None of this requires universities to ignore competitors. But it does require leaders to decide when to follow and when to differentiate, and to be explicit about what good looks like for their own strategy and risk appetite.

A new era of pricing risk

UK higher education is entering a period in which pricing decisions will carry greater weight: international markets look more price‑sensitive; the cost of acquisition is rising; margins are under pressure; and growth through volume alone is increasingly constrained, not least because policy change could tighten economics further.

A further complication, for universities in England, is the international student levy. When introduced, it will add a new, visible cost line to every international enrolment and will raise strategic choices: whether to absorb the levy (and accept lower net contribution), pass it on through higher fees, offset it through changes to scholarships/discounting, redesign the channel mix and offer so that overall net revenue is protected, or in some cases, step back from active recruitment in markets/programmes where the economics no longer clear an acceptable net-contribution threshold. Whatever route an institution takes, the levy increases the value of having timely, integrated visibility of acquisition costs and realised net fees.

Questions for senior teams and governing bodies

If pricing is to move from an annual routine to a strategic lever, a few practical questions can help focus discussion:

  • Do we have a clear view of net tuition income by market, channel and programme (after scholarships/discounts and commissions)?
  • Do we understand our total cost of acquisition, and how it is changing (including agent fees, marketing, in-country resource and institutional overhead)?
  • Which decisions are ‘strategic’ (set centrally) and which are ‘tactical’ (managed in-cycle), and who has authority to approve discounting?
  • Is our competitor intelligence robust and current, and does it include an informed view of net pricing, not just published list fees?
  • Are our fee bands and scholarship rules helping us to deliver our objectives or constraining us into blanket discounts?

The lesson from other sectors is not that higher education should commercialise. It is that pricing without intent produces outcomes no one actively chooses. At a time of tighter margins and greater scrutiny, universities that can link fees, cost of acquisition and strategic objectives will be better placed to protect quality, access and long‑term sustainability.

What to do now

The invitation is simple: treat international pricing as an executive-level strategic lever, not an annual administrative exercise. Build the minimum evidence base (realised net fee by programme and market; full cost of acquisition by channel; and sensitivity to discounts, commissions and policy changes such as the levy). Then make explicit choices about what your institution is optimising for: growth, diversification, access, quality, risk reduction, or net contribution, and align fee-setting, scholarships and recruitment investment accordingly.
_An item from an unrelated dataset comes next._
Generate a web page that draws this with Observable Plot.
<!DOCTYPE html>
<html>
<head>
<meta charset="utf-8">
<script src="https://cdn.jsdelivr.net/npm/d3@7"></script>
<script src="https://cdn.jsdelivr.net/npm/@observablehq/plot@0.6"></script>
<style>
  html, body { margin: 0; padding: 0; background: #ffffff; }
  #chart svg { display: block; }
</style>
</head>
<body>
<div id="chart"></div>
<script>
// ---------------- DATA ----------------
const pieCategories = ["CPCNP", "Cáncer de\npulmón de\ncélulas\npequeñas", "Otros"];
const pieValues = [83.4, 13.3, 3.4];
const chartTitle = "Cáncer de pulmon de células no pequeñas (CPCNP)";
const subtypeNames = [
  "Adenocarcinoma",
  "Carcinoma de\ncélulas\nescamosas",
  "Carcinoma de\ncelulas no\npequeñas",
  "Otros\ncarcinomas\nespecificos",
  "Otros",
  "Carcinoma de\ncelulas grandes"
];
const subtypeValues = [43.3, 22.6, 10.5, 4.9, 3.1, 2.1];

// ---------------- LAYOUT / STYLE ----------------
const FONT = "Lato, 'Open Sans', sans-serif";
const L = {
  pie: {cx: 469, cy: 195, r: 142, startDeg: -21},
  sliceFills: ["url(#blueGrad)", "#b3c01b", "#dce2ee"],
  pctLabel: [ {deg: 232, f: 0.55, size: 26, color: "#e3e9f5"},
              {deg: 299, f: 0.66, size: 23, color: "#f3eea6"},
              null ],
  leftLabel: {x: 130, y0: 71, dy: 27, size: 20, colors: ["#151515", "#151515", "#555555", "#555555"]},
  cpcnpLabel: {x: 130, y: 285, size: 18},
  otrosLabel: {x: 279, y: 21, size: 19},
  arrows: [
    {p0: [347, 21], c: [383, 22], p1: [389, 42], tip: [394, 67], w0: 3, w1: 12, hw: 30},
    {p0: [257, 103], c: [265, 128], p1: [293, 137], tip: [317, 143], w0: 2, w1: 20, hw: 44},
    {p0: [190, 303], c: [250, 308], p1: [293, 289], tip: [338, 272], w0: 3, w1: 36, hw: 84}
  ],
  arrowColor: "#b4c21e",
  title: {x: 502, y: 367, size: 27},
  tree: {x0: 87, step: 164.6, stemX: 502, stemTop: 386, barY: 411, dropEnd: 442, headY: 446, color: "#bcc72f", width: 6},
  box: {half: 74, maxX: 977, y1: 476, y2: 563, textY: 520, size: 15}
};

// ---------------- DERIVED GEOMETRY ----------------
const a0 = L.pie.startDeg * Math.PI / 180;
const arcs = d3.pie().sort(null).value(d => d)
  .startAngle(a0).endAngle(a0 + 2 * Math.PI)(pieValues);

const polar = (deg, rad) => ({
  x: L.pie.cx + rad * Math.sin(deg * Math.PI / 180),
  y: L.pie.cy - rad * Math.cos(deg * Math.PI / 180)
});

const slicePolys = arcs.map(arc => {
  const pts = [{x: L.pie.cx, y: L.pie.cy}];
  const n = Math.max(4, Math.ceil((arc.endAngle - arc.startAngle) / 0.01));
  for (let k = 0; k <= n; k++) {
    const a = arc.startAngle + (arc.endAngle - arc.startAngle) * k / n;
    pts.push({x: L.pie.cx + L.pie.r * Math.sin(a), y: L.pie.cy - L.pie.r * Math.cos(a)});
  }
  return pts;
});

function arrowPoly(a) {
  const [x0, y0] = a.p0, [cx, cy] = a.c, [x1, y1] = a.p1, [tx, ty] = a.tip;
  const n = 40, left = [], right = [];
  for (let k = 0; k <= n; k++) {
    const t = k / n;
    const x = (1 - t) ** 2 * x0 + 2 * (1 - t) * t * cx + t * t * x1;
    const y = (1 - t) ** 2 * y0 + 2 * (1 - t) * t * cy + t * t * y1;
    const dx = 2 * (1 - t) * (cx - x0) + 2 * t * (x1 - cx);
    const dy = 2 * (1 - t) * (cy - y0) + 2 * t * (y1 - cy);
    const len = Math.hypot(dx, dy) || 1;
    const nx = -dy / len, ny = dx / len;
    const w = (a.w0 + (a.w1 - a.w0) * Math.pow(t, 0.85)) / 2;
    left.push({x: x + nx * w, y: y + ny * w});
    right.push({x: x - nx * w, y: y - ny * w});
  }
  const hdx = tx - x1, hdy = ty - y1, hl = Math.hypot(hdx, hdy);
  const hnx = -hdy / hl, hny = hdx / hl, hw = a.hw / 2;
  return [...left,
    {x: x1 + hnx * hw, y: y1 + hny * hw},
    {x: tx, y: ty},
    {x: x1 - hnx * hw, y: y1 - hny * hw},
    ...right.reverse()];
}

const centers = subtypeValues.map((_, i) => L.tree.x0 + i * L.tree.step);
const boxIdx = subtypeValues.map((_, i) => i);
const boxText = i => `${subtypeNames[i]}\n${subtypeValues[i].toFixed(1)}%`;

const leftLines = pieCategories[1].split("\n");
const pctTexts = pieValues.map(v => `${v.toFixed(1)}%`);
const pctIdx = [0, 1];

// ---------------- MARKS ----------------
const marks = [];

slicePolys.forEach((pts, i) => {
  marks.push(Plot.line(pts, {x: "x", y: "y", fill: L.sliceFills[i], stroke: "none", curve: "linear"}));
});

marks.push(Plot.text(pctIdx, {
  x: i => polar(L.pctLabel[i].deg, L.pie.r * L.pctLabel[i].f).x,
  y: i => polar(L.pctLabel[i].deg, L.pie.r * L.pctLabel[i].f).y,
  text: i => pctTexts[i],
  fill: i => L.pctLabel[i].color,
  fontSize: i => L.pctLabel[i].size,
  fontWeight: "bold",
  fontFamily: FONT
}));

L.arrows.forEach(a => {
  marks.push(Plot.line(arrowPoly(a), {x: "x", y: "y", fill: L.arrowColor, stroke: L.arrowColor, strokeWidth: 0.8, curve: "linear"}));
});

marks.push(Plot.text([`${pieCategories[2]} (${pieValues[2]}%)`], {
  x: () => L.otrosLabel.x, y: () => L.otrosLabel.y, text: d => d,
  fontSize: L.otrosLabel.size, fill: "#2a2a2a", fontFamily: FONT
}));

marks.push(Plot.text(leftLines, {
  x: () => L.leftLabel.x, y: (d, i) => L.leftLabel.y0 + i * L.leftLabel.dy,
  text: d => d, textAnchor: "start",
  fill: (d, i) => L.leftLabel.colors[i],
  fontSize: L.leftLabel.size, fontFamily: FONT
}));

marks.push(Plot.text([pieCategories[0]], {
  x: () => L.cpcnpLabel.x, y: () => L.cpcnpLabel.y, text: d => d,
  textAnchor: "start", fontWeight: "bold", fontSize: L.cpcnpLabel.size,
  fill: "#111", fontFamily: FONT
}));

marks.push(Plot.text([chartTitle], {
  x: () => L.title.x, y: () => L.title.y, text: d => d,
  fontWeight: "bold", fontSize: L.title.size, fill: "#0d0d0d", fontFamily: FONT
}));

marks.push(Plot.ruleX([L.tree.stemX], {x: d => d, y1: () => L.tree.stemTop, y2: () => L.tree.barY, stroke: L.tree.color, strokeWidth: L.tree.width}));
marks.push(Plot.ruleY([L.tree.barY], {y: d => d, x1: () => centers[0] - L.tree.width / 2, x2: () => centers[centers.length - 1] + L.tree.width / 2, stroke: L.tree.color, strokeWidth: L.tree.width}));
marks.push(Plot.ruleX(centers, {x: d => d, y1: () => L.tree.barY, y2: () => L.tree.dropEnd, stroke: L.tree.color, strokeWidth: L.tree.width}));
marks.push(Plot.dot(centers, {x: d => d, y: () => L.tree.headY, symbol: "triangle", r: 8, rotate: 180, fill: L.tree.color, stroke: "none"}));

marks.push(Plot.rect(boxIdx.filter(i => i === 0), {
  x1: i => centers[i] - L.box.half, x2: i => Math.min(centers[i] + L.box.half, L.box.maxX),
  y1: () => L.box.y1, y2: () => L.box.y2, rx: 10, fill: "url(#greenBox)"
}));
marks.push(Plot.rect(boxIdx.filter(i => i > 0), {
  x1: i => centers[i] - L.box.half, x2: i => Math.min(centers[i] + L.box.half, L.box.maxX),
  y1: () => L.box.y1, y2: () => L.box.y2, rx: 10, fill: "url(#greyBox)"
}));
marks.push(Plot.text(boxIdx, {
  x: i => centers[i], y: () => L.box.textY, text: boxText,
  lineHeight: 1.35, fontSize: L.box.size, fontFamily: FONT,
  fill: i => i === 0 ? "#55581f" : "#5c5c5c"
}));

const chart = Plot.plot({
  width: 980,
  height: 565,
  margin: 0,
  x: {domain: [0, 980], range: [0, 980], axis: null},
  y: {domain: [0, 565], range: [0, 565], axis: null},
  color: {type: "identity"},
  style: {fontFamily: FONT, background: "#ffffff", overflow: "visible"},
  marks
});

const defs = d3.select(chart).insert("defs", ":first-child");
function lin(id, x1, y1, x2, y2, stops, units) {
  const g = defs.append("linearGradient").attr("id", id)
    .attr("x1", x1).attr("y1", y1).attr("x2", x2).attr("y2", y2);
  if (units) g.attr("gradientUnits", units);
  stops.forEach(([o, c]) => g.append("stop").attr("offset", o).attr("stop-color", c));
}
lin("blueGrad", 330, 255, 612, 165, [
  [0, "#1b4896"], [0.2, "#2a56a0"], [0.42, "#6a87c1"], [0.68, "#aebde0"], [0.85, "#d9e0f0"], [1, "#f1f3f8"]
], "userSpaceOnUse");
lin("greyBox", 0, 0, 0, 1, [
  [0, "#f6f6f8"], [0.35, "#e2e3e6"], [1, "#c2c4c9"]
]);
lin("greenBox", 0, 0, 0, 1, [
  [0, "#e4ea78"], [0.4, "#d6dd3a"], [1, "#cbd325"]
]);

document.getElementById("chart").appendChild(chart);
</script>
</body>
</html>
If we continue to rely on published competitor fees, partial data and mid-cycle reactions, we should not be surprised when outcomes feel increasingly volatile.

For governing bodies, the practical test is whether you can answer, with confidence:

What did an additional international student really contribute last year once discounts, commissions, marketing and support costs are included, and for those in England, how would that change under the levy?”

If the answer is unclear, prioritising better data and sharper decision processes is not a ‘nice to have’; it is now a core part of financial stewardship.